Why did my 642nm diode die?

[steve-o]

Getting off-topic from "Why did my 642nm diode die?" .. lol .. Actually the divergence is fairly good. I'm still trying to narrow it down (pun intended) . Been talking (emailing) to a Melles-Griot optical engineer for a couple of days now to see how to try to tame the "terrible reds" .. we'll see ..

[steve-o]

Tid-bits of interesting info from Thorlabs and MG app engineers (from emails I sent/ received from them) ..

I prefer to start with focal length because that will determine the beam size.
Then narrow it down based on NA. It is best to have an NA a little higher, say 20%, for collimating light because sometimes the outside of the asphere lens (still in the CA) can “mis-collimate” the outside of the beam leaving you with a ring around the center beam. I am not saying this will happen, but there is a chance.
Then consider the AR coating. In this case –A is best but –B should work fine too.
Sometimes I like to also consider the design wavelength. However, most lenses are capable of focusing to the diffraction limit even when you work at 50% the design wavelength, so a 635nm beam can often be focused to the diffraction limit with a 1550nm DW lens. So I would say this is not as important.

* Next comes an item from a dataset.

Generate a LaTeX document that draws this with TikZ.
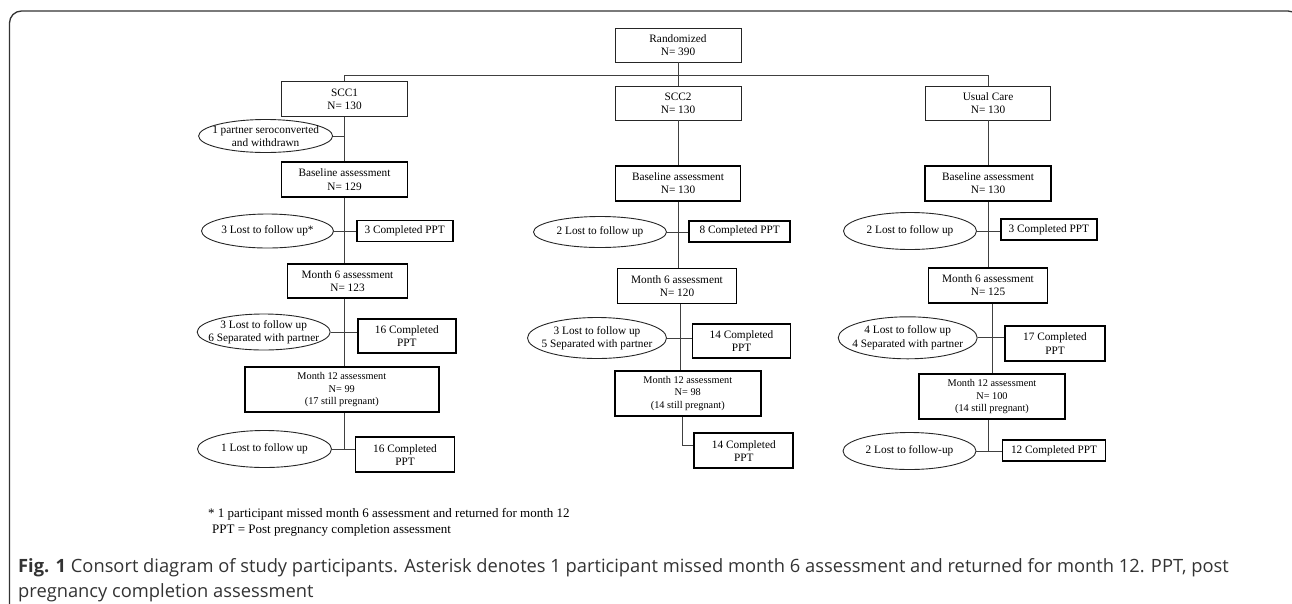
\documentclass[tikz,border=0pt]{standalone}
\usepackage{fontspec}
\setmainfont{Liberation Serif}
\newfontfamily\capfont{Open Sans}
\usetikzlibrary{shapes.geometric,calc}
\begin{document}
\begin{tikzpicture}[x=1pt,y=-1pt,
  every node/.style={inner sep=0pt, font=\fontsize{11.3}{13.3}\selectfont, align=center, text=black},
  thinbox/.style={draw=black!85, line width=0.9pt, rectangle},
  thickbox/.style={draw=black, line width=1.9pt, rectangle},
  oval/.style={draw=black!85, line width=0.9pt, ellipse, inner xsep=-25pt, inner ysep=-8pt},
  link/.style={draw=black!75, line width=1pt},
  mtw/.style={font=\fontsize{10.3}{12.5}\selectfont},
  sz/.style 2 args={minimum width=#1pt, minimum height=#2pt},
  captext/.style={anchor=base west, font=\capfont\fontsize{18.3}{24}\selectfont, text=black!80},
  foot/.style={anchor=west, font=\fontsize{13}{15}\selectfont}
]
\useasboundingbox (0,0) rectangle (1292,603);
\draw[line width=1.3pt, draw=black!80, rounded corners=12pt] (9.5,620) -- (9.5,11) -- (1300,11) -- (1300,620);

% top
\node[thinbox, sz={126}{34}] (rand) at (678,45) {Randomized\\N= 390};
\node[thinbox, sz={126}{35}] (scc1) at (344.5,99.2) {SCC1\\N= 130};
\node[thinbox, sz={126}{34}] (scc2) at (678,103) {SCC2\\N= 130};
\node[thinbox, sz={125}{34}] (uc) at (988,103) {Usual Care\\N= 130};

\node[oval, sz={134}{33}] (e1) at (265.6,136) {1 partner seroconverted\\and withdrawn};

\node[thickbox, sz={126}{34.5}] (b1) at (344.5,179.5) {Baseline assessment\\N= 129};
\node[thickbox, sz={125}{35}] (b2) at (678,183.3) {Baseline assessment\\N= 130};
\node[thickbox, sz={126}{35}] (b3) at (988,183.3) {Baseline assessment\\N= 130};

% row 2
\node[oval, sz={132}{34}] (e21) at (267.5,231) {3 Lost to follow up*};
\node[thickbox, sz={96}{21}] (c21) at (404.7,231) {3 Completed PPT};
\node[oval, sz={133}{31}] (e22) at (600,232) {2 Lost to follow up};
\node[thickbox, sz={101}{21}] (c22) at (739.7,231.2) {8 Completed PPT};
\node[oval, sz={133}{37}] (e23) at (910,231) {2 Lost to follow up};
\node[thickbox, sz={96}{21}] (c23) at (1048.8,229.5) {3 Completed PPT};

% month 6
\node[thickbox, sz={120}{34}] (m61) at (347.5,281.3) {Month 6 assessment\\N= 123};
\node[thickbox, sz={119}{35}] (m62) at (677,286) {Month 6 assessment\\N= 120};
\node[thickbox, sz={119}{35}] (m63) at (988,285.2) {Month 6 assessment\\N= 125};

% row 4
\node[oval, sz={133}{36}] (e41) at (263.7,332) {3 Lost to follow up\\6 Separated with partner};
\node[thickbox, sz={98}{34}] (c41) at (406.8,336) {16 Completed\\PPT};
\node[oval, sz={139}{41}] (e42) at (597,338) {3 Lost to follow up\\5 Separated with partner};
\node[thickbox, sz={98}{34}] (c42) at (741.5,341.2) {14 Completed\\PPT};
\node[oval, sz={139}{42}] (e43) at (907.7,337.8) {4 Lost to follow up\\4 Separated with partner};
\node[thickbox, sz={100}{35}] (c43) at (1055,343.5) {17 Completed\\PPT};

% month 12
\node[thickbox, mtw, sz={194}{45}] (m121) at (341.8,389.7) {Month 12 assessment\\N= 99\\(17 still pregnant)};
\node[thickbox, mtw, sz={146}{45}] (m122) at (687.8,393.3) {Month 12 assessment\\N= 98\\(14 still pregnant)};
\node[thickbox, mtw, sz={146}{45}] (m123) at (992,396.7) {Month 12 assessment\\N= 100\\(14 still pregnant)};

% row 6
\node[oval, sz={134}{37}] (e61) at (264.5,449) {1 Lost to follow up};
\node[thickbox, sz={99}{35}] (c61) at (405,454.8) {16 Completed\\PPT};
\node[thickbox, sz={99}{35}] (c62) at (743.8,450.8) {14 Completed\\PPT};
\node[oval, sz={133}{37}] (e63) at (909.5,451) {2 Lost to follow-up};
\node[thickbox, sz={103}{21}] (c63) at (1054,450.5) {12 Completed PPT};

% connectors
\coordinate (br) at (678,75);
\draw[link] (rand.south) -- (scc2.north);
\draw[link] (scc1.north) -- (scc1.north |- br) -- (uc.north |- br) -- (uc.north);

\draw[link] (scc1.south) -- (b1.north);
\draw[link] (e1.east) -- (e1.east -| b1.north);
\draw[link] (b1.south) -- (b1.south |- m61.north);
\draw[link] (e21.east) -- (c21.west);
\draw[link] (b1.south |- m61.south) -- (b1.south |- m121.north);
\draw[link] (e41.east) -- (e41.east -| c41.west);
\draw[link] (b1.south |- m121.south) -- (b1.south |- e61.east);
\draw[link] (e61.east) -- (e61.east -| c61.west);

\draw[link] (scc2.south) -- (b2.north);
\draw[link] (b2.south) -- (b2.south |- m62.north);
\draw[link] (e22.east) -- (e22.east -| c22.west);
\draw[link] ($(m62.south)+(3.5,0)$) -- ($(m62.south |- m122.north)+(3.5,0)$);
\draw[link] (e42.east) -- (e42.east -| c42.west);
\draw[link] ($(m122.south)+(-5.5,0)$) |- ($(c62.west)+(0,-5)$);

\draw[link] (uc.south) -- (b3.north);
\draw[link] (b3.south) -- (b3.south |- m63.north);
\draw[link] (e23.east) -- (e23.east -| c23.west);
\draw[link] (m123.north |- m63.south) -- (m123.north);
\draw[link] (e43.east) -- (e43.east -| c43.west);
\draw[link] (b3.south |- m123.south) -- (b3.south |- e63.east);
\draw[link] (e63.east) -- (e63.east -| c63.west);

% footnotes
\node[foot] (fn1) at (208,514) {* 1 participant missed month 6 assessment and returned for month 12};
\node[foot] (fn2) at (212,530) {PPT = Post pregnancy completion assessment};

% caption
\node[captext] (cap1) at (18,572) {\textbf{Fig. 1} Consort diagram of study participants. Asterisk denotes 1 participant missed month 6 assessment and returned for month 12. PPT, post};
\node[captext] (cap2) at (18,597) {pregnancy completion assessment};
\end{tikzpicture}
\end{document}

I would be reluctant to say there is a better alternative lens to use. It really depends on what you want to achieve. I will say that I prefer to use Rochester lenses when I really want to push the performance of a system, instead of a Geltech/LightPath lens, when an asphere is needed. Although this is a multiple spatial mode laser diode, so I think the lens performance will be less noticeable than with a single spatial mode one.

I inquired about the 6388 emitter size..

The emitter size is 5um x 2um.
Please contact me if you have further questions.

This was about the Mitsu ML520G51 (from a different engineer):

We unfortunately do not carry a catalog product able to match the specifications given. For the laser you carry, the numerical aperture for the more divergent axis of the beam is 0.62932 (calculated by taking the sin() of 39 degrees) which is greater than any of the numerical apertures listed for the GLC line. Also, making modifications to increase the numerical aperture value (such as increasing the clear aperture and decreasing focal length) would be very expensive and difficult. I hope, however, that this gives you an idea of what to look for when finding a collimating assembly fitting for your laser.

Unfortunately, I am not aware of an online calculator able to help out with this, but the sin of the diverging angle is a good approximation when finding the numerical aperture of the beam.

[chad]

Thanks, That is interesting. Keep us updated.

chad